31 October, 2019

Climate Governance in Australia

Authors

Climate Analytics and New Climate Institute

Australia is lacking the national political commitment to stimulate the economy-wide transformational changes required for increased climate mitigation ambition. High level government climate leadership is not only absent, but the government is even directly undermining adequate climate mitigation, according to this report by Climate Analytics and New Climate Institute, part of the Climate Action Tracker’s Governance Series.

National level readiness

Australia is lacking the national political commitment to stimulate the economy-wide transformational changes required for increased climate mitigation ambition. High level government climate leadership is not only absent, but the government is even directly undermining adequate climate mitigation. The quality of government decision making has been hampered by frequent changes in government, and the institutional and policy landscape. These events impede the likelihood of ambitious climate policies and the operations of government entities such as the Climate Change Authority.

Australia’s institutional framework lacks the effective coordination across ministries, agencies and sub-national governments that is necessary for efficient and consistent climate policy. Independent research institutes provide a wealth of knowledge that could inform policy-making decisions. Despite Australia’s high vulnerability to climate change, the government has a history of ignoring the climate research efforts and advice of its independent government agencies such as the Climate Change Authority, universities, non-government research organisations, as well as IPCC assessments. Human resource constraints remain barriers to effective climate governance, as there are few climate-related roles, high rates of staff turnover, and relatively low budget levels, all reflecting a government in clear denial of its climate change commitments.

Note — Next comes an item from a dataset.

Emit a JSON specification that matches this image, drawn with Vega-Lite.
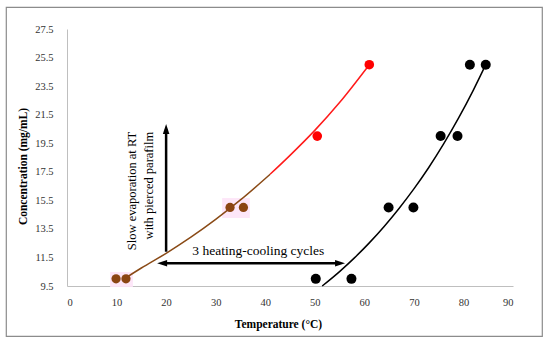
{
  "$schema": "https://vega.github.io/schema/vega-lite/v6.json",
  "width": 536,
  "height": 329,
  "autosize": {"type": "none"},
  "padding": {"left": 6, "top": 7, "right": 8, "bottom": 8},
  "background": "white",
  "config": {
    "view": {"stroke": "#8c8c8c", "strokeWidth": 1.2},
    "font": "Liberation Serif"
  },
  "datasets": {
    "highlights": [
      {"x": 8.7, "x2": 13.3, "y": 9.43, "y2": 10.48},
      {"x": 31.3, "x2": 36.9, "y": 14.26, "y2": 15.66}
    ],
    "curves": [
      {"x": 12, "y": 10.1, "seg": "brown"},
      {"x": 15, "y": 10.76, "seg": "brown"},
      {"x": 20, "y": 11.79, "seg": "brown"},
      {"x": 25, "y": 12.92, "seg": "brown"},
      {"x": 30, "y": 14.17, "seg": "brown"},
      {"x": 35, "y": 15.53, "seg": "brown"},
      {"x": 41, "y": 17.33, "seg": "brown"},
      {"x": 41, "y": 17.33, "seg": "red"},
      {"x": 45, "y": 18.65, "seg": "red"},
      {"x": 50, "y": 20.4, "seg": "red"},
      {"x": 55, "y": 22.35, "seg": "red"},
      {"x": 61, "y": 25.0, "seg": "red"},
      {"x": 51.5, "y": 9.5, "seg": "black"},
      {"x": 55, "y": 10.51, "seg": "black"},
      {"x": 58, "y": 11.47, "seg": "black"},
      {"x": 61, "y": 12.52, "seg": "black"},
      {"x": 64, "y": 13.67, "seg": "black"},
      {"x": 67, "y": 14.93, "seg": "black"},
      {"x": 70, "y": 16.3, "seg": "black"},
      {"x": 73, "y": 17.8, "seg": "black"},
      {"x": 76, "y": 19.45, "seg": "black"},
      {"x": 79, "y": 21.25, "seg": "black"},
      {"x": 82, "y": 23.22, "seg": "black"},
      {"x": 84.5, "y": 25.0, "seg": "black"}
    ],
    "points": [
      {"x": 9.9, "y": 10, "grp": "brown"},
      {"x": 11.9, "y": 10, "grp": "brown"},
      {"x": 32.9, "y": 15, "grp": "brown"},
      {"x": 35.6, "y": 15, "grp": "brown"},
      {"x": 50.5, "y": 20, "grp": "red"},
      {"x": 61.0, "y": 25, "grp": "red"},
      {"x": 50.2, "y": 10, "grp": "black"},
      {"x": 57.4, "y": 10, "grp": "black"},
      {"x": 64.9, "y": 15, "grp": "black"},
      {"x": 69.9, "y": 15, "grp": "black"},
      {"x": 75.4, "y": 20, "grp": "black"},
      {"x": 78.8, "y": 20, "grp": "black"},
      {"x": 81.3, "y": 25, "grp": "black"},
      {"x": 84.5, "y": 25, "grp": "black"}
    ],
    "arrows": [
      {"x": 20, "x2": 20, "y": 11.9, "y2": 20.5},
      {"x": 19.3, "x2": 55.0, "y": 11.1, "y2": 11.1}
    ],
    "heads": [
      {"x": 20, "y": 20.49, "dir": "up"},
      {"x": 19.2, "y": 11.1, "dir": "left"},
      {"x": 55.1, "y": 11.1, "dir": "right"}
    ],
    "hlabel": [
      {"x": 38.6, "y": 11.65, "label": "3 heating-cooling cycles"}
    ],
    "vlabel": [
      {"x": 13.1, "y": 20.3, "label": "Slow evaporation at RT"},
      {"x": 16.5, "y": 20.3, "label": "with pierced parafilm"}
    ]
  },
  "encoding": {
    "x": {
      "field": "x",
      "type": "quantitative",
      "scale": {"domain": [0, 90], "range": [61, 507], "nice": false, "zero": false},
      "axis": {
        "title": "Temperature (°C)",
        "values": [0, 10, 20, 30, 40, 50, 60, 70, 80, 90],
        "offset": -50,
        "grid": false,
        "ticks": false,
        "tickSize": 0,
        "domainColor": "#bfbfbf",
        "labelFont": "Liberation Serif",
        "labelFontSize": 10.5,
        "labelColor": "#333333",
        "labelPadding": 11,
        "titleFont": "Liberation Serif",
        "titleFontSize": 11.5,
        "titleFontWeight": "bold",
        "titleColor": "#000000",
        "titleX": 272,
        "titleY": 32,
        "titleBaseline": "top"
      }
    },
    "y": {
      "field": "y",
      "type": "quantitative",
      "scale": {"domain": [9.5, 27.5], "range": [279, 22], "nice": false, "zero": false},
      "axis": {
        "title": "Concentration (mg/mL)",
        "values": [9.5, 11.5, 13.5, 15.5, 17.5, 19.5, 21.5, 23.5, 25.5, 27.5],
        "format": ".1f",
        "offset": -61,
        "grid": false,
        "ticks": false,
        "tickSize": 0,
        "domainColor": "#bfbfbf",
        "labelFont": "Liberation Serif",
        "labelFontSize": 10.5,
        "labelColor": "#333333",
        "labelPadding": 14,
        "titleFont": "Liberation Serif",
        "titleFontSize": 11.5,
        "titleFontWeight": "bold",
        "titleColor": "#000000",
        "titleAngle": -90,
        "titleX": -44,
        "titleY": 159,
        "titleBaseline": "middle",
        "titleAlign": "center"
      }
    }
  },
  "layer": [
    {
      "data": {"name": "highlights"},
      "mark": {"type": "rect", "color": "#fde3f7", "opacity": 0.9},
      "encoding": {"x2": {"field": "x2"}, "y2": {"field": "y2"}}
    },
    {
      "data": {"name": "curves"},
      "mark": {"type": "line", "strokeWidth": 1.5, "interpolate": "monotone"},
      "encoding": {
        "color": {
          "field": "seg",
          "type": "nominal",
          "scale": {"domain": ["brown", "red", "black"], "range": ["#8a4a16", "#ff1a1a", "#000000"]},
          "legend": null
        }
      }
    },
    {
      "data": {"name": "points"},
      "mark": {"type": "point", "filled": true, "opacity": 1, "shape": "circle"},
      "encoding": {
        "fill": {
          "field": "grp",
          "type": "nominal",
          "scale": {"domain": ["brown", "red", "black"], "range": ["#8b4512", "#ff0000", "#000000"]},
          "legend": null
        },
        "size": {
          "field": "grp",
          "type": "nominal",
          "scale": {"domain": ["brown", "red", "black"], "range": [85, 100, 90]},
          "legend": null
        }
      }
    },
    {
      "data": {"name": "arrows"},
      "mark": {"type": "rule", "color": "#000000", "strokeWidth": 2.5},
      "encoding": {"x2": {"field": "x2"}, "y2": {"field": "y2"}}
    },
    {
      "data": {"name": "heads"},
      "mark": {"type": "point", "filled": true, "opacity": 1, "color": "#000000", "size": 100},
      "encoding": {
        "shape": {
          "field": "dir",
          "type": "nominal",
          "scale": {
            "domain": ["up", "left", "right"],
            "range": ["M0,-1L0.65,1L-0.65,1Z", "M-1,0L1,-0.65L1,0.65Z", "M1,0L-1,-0.65L-1,0.65Z"]
          },
          "legend": null
        }
      }
    },
    {
      "data": {"name": "hlabel"},
      "mark": {"type": "text", "font": "Liberation Serif", "fontSize": 13.5, "align": "center", "baseline": "alphabetic", "color": "#000000"},
      "encoding": {"text": {"field": "label"}}
    },
    {
      "data": {"name": "vlabel"},
      "mark": {"type": "text", "font": "Liberation Serif", "fontSize": 12.5, "align": "right", "baseline": "middle", "angle": 270, "color": "#000000"},
      "encoding": {"text": {"field": "label"}}
    }
  ]
}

Australia needs to improve its transparency framework by ensuring the timeliness and transparency of its reporting, including in relation to land based activities, clearly quantifying the projected and actual effect of its mitigation policies, and producing regular reports of how the country is tracking towards the Paris Agreement goals at sectoral, State and National levels. Increased and secured funding for the Climate Change Authority would strengthen its ability to provide independent assessment, review and tracking of mitigation policy. Furthermore, Australia needs establish a ratchet up mechanism to strengthen its current Nationally Determined Contribution (NDC) to become consistent with the Paris Agreement long-term, 1.5˚C temperature goal. To date, the government has ignored the requirement under the Paris Agreement enabling decisions to submit by 2020 a revised and more ambitious NDC for 2030 and did not meet the call by the UN Secretary General and the Pacific Island Forum members to that effect. The government needs also develop a long-term Paris-compatible decarbonisation strategy, which is also to be submitted by 2020.

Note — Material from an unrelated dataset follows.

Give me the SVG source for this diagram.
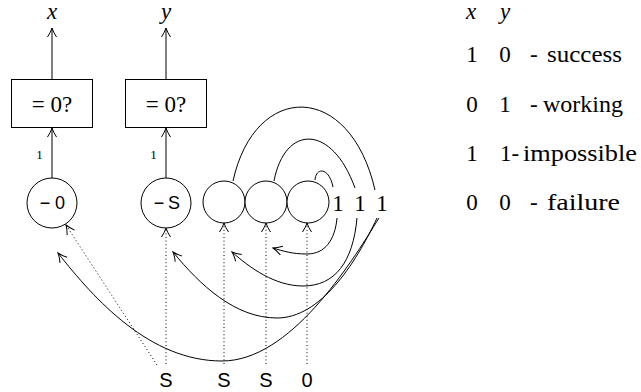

While there is stakeholder engagement through public consultations on specific aspects of policy, there is a strong focus on the interests of industry - in particular fossil fuel and mining industry groups - when drawing conclusions from these consultations, while ignoring the interests of other stakeholders such as youth, farmers, or the health sector. The government continues to support fossil fuel industries, through initiatives such as the Gas Acceleration Programme and possible new coal-fired power generation, as well as new coal mining, which are all inconsistent with the Paris Agreement and the need for rapid decarbonisation.